▼▼▼

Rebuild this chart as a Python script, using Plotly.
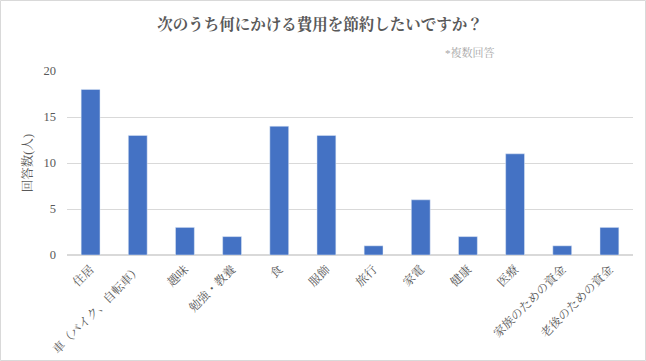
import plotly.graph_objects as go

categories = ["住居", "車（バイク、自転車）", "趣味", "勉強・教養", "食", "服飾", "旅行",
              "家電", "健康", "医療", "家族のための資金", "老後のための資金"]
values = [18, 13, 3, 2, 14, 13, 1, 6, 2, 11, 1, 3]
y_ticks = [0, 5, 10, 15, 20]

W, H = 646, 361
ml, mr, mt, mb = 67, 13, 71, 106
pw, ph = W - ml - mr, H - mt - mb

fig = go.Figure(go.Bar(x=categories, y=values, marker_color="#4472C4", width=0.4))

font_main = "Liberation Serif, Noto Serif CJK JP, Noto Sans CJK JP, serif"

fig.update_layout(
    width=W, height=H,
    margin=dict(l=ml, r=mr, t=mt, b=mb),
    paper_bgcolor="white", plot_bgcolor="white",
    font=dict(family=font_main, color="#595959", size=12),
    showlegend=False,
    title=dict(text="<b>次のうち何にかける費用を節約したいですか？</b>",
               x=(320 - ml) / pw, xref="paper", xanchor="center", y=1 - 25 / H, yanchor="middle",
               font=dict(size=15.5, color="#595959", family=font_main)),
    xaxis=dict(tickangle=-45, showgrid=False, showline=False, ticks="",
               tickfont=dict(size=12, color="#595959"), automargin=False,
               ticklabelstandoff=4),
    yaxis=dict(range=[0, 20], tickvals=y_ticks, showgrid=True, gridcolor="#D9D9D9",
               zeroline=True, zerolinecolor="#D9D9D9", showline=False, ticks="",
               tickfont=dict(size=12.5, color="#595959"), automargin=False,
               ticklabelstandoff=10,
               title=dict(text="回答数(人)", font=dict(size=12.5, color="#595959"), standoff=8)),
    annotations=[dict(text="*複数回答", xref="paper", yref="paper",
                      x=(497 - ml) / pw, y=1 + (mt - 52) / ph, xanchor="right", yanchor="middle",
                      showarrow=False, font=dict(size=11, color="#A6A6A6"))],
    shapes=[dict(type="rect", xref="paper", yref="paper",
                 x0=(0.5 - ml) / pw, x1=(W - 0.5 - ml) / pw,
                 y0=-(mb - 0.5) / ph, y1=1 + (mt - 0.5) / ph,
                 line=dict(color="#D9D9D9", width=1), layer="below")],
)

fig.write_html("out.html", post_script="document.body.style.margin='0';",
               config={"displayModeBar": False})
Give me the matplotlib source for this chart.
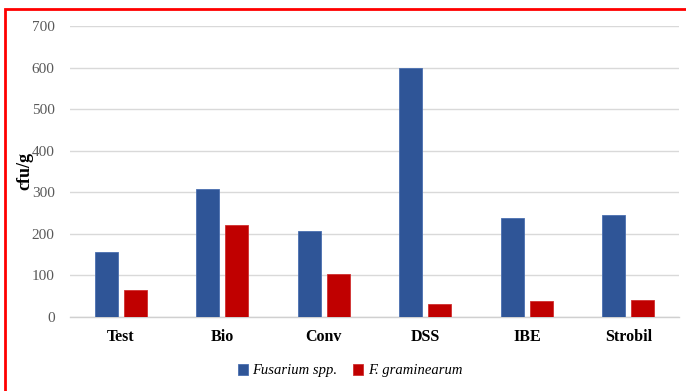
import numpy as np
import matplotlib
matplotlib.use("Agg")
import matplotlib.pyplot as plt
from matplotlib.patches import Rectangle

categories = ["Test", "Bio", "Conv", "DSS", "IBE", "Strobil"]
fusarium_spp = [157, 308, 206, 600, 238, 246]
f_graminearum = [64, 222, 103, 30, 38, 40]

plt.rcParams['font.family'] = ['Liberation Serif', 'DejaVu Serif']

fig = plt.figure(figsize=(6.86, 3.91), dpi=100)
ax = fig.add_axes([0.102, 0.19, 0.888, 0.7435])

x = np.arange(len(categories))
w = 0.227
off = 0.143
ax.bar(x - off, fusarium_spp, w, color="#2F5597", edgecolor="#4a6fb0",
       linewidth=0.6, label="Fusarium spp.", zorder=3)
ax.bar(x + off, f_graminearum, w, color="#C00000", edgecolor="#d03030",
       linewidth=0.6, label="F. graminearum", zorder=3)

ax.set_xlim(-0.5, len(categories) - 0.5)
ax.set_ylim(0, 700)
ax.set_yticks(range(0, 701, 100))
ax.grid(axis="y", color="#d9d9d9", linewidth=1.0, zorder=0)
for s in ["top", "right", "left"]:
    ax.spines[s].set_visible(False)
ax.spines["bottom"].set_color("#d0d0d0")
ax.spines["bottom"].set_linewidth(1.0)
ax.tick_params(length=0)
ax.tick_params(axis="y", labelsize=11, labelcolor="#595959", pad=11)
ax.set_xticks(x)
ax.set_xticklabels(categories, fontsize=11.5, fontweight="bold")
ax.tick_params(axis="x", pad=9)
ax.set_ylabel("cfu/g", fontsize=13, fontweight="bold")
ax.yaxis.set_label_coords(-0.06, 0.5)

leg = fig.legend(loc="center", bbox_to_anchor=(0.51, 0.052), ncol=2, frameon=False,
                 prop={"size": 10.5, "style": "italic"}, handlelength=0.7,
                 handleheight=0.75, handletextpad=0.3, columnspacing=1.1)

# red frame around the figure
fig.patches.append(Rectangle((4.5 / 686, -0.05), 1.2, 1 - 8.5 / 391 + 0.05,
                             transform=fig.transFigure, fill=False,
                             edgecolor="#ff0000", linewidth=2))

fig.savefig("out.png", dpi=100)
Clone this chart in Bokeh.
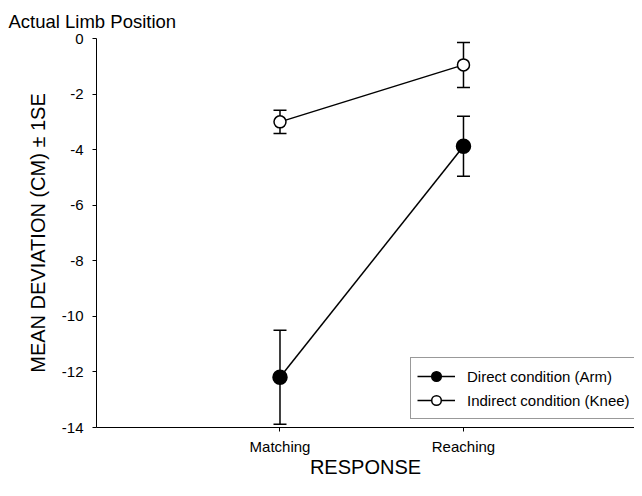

▲▲▲

Task directions: Write the material out again exactly as it appears, dropping the pictures.

Worked solution:
Rebuild this chart as a Python script, using Plotly.
import plotly.graph_objects as go

categories = ["住居", "車（バイク、自転車）", "趣味", "勉強・教養", "食", "服飾", "旅行",
              "家電", "健康", "医療", "家族のための資金", "老後のための資金"]
values = [18, 13, 3, 2, 14, 13, 1, 6, 2, 11, 1, 3]
y_ticks = [0, 5, 10, 15, 20]

W, H = 646, 361
ml, mr, mt, mb = 67, 13, 71, 106
pw, ph = W - ml - mr, H - mt - mb

fig = go.Figure(go.Bar(x=categories, y=values, marker_color="#4472C4", width=0.4))

font_main = "Liberation Serif, Noto Serif CJK JP, Noto Sans CJK JP, serif"

fig.update_layout(
    width=W, height=H,
    margin=dict(l=ml, r=mr, t=mt, b=mb),
    paper_bgcolor="white", plot_bgcolor="white",
    font=dict(family=font_main, color="#595959", size=12),
    showlegend=False,
    title=dict(text="<b>次のうち何にかける費用を節約したいですか？</b>",
               x=(320 - ml) / pw, xref="paper", xanchor="center", y=1 - 25 / H, yanchor="middle",
               font=dict(size=15.5, color="#595959", family=font_main)),
    xaxis=dict(tickangle=-45, showgrid=False, showline=False, ticks="",
               tickfont=dict(size=12, color="#595959"), automargin=False,
               ticklabelstandoff=4),
    yaxis=dict(range=[0, 20], tickvals=y_ticks, showgrid=True, gridcolor="#D9D9D9",
               zeroline=True, zerolinecolor="#D9D9D9", showline=False, ticks="",
               tickfont=dict(size=12.5, color="#595959"), automargin=False,
               ticklabelstandoff=10,
               title=dict(text="回答数(人)", font=dict(size=12.5, color="#595959"), standoff=8)),
    annotations=[dict(text="*複数回答", xref="paper", yref="paper",
                      x=(497 - ml) / pw, y=1 + (mt - 52) / ph, xanchor="right", yanchor="middle",
                      showarrow=False, font=dict(size=11, color="#A6A6A6"))],
    shapes=[dict(type="rect", xref="paper", yref="paper",
                 x0=(0.5 - ml) / pw, x1=(W - 0.5 - ml) / pw,
                 y0=-(mb - 0.5) / ph, y1=1 + (mt - 0.5) / ph,
                 line=dict(color="#D9D9D9", width=1), layer="below")],
)

fig.write_html("out.html", post_script="document.body.style.margin='0';",
               config={"displayModeBar": False})
Give me the matplotlib source for this chart.
import numpy as np
import matplotlib
matplotlib.use("Agg")
import matplotlib.pyplot as plt
from matplotlib.patches import Rectangle

categories = ["Test", "Bio", "Conv", "DSS", "IBE", "Strobil"]
fusarium_spp = [157, 308, 206, 600, 238, 246]
f_graminearum = [64, 222, 103, 30, 38, 40]

plt.rcParams['font.family'] = ['Liberation Serif', 'DejaVu Serif']

fig = plt.figure(figsize=(6.86, 3.91), dpi=100)
ax = fig.add_axes([0.102, 0.19, 0.888, 0.7435])

x = np.arange(len(categories))
w = 0.227
off = 0.143
ax.bar(x - off, fusarium_spp, w, color="#2F5597", edgecolor="#4a6fb0",
       linewidth=0.6, label="Fusarium spp.", zorder=3)
ax.bar(x + off, f_graminearum, w, color="#C00000", edgecolor="#d03030",
       linewidth=0.6, label="F. graminearum", zorder=3)

ax.set_xlim(-0.5, len(categories) - 0.5)
ax.set_ylim(0, 700)
ax.set_yticks(range(0, 701, 100))
ax.grid(axis="y", color="#d9d9d9", linewidth=1.0, zorder=0)
for s in ["top", "right", "left"]:
    ax.spines[s].set_visible(False)
ax.spines["bottom"].set_color("#d0d0d0")
ax.spines["bottom"].set_linewidth(1.0)
ax.tick_params(length=0)
ax.tick_params(axis="y", labelsize=11, labelcolor="#595959", pad=11)
ax.set_xticks(x)
ax.set_xticklabels(categories, fontsize=11.5, fontweight="bold")
ax.tick_params(axis="x", pad=9)
ax.set_ylabel("cfu/g", fontsize=13, fontweight="bold")
ax.yaxis.set_label_coords(-0.06, 0.5)

leg = fig.legend(loc="center", bbox_to_anchor=(0.51, 0.052), ncol=2, frameon=False,
                 prop={"size": 10.5, "style": "italic"}, handlelength=0.7,
                 handleheight=0.75, handletextpad=0.3, columnspacing=1.1)

# red frame around the figure
fig.patches.append(Rectangle((4.5 / 686, -0.05), 1.2, 1 - 8.5 / 391 + 0.05,
                             transform=fig.transFigure, fill=False,
                             edgecolor="#ff0000", linewidth=2))

fig.savefig("out.png", dpi=100)
Clone this chart in Bokeh.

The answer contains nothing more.